После моего ухода мы с Мишей общались мало, но я видела его во всех последних шекспировских ролях. Я ему говорила, что он, наконец, вернулся в свое шекспировское поле. И ему это очень шло. Там всё было на месте: его широкие жесты, многозначительные повороты головы, его дикция, его голос, его значительность. И, слава Богу, я могла ему это сказать, и он был счастлив это от меня слышать. Я не преувеличиваю своей роли в его жизни.
Аня уехала и прервала нашу с ней дружбу. А Козаков остался один. Мы пересекались с ним на каких-то мероприятиях. Мишин ему перевел еще пьесу.

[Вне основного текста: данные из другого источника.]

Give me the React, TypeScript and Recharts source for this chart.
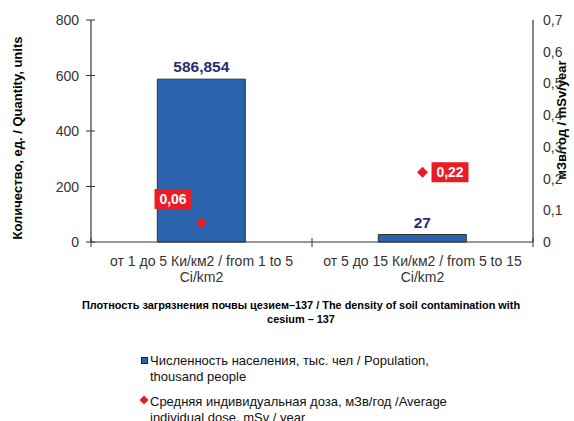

Я думаю, что заключительная часть жизни Козакова была очень тяжелой, рваной и неудачной. По настроению, по работе, по всему. Время от времени рядом с ним появлялись какие-то женщины, но они быстро исчезали, потому что с ним действительно было очень тяжело. Я не была его женой, но антреприза – это же почти семья, и психологически я не могла его вынести. Наверное, только Регина в свое время и могла с ним справиться, и тот период так и остался самым удачным в его жизни.
Миша начал болеть, обнаружилась масса проблем. Но он не был маргиналом, он всё равно оставался Козаковым. Его место было столь значительным, что даже в самые тяжелые моменты он его не потерял. Он поспевал за временем, он мог прекрасно говорить, он писал книги.
Конец его жизни был тоже шекспировским, т. е. трагическим.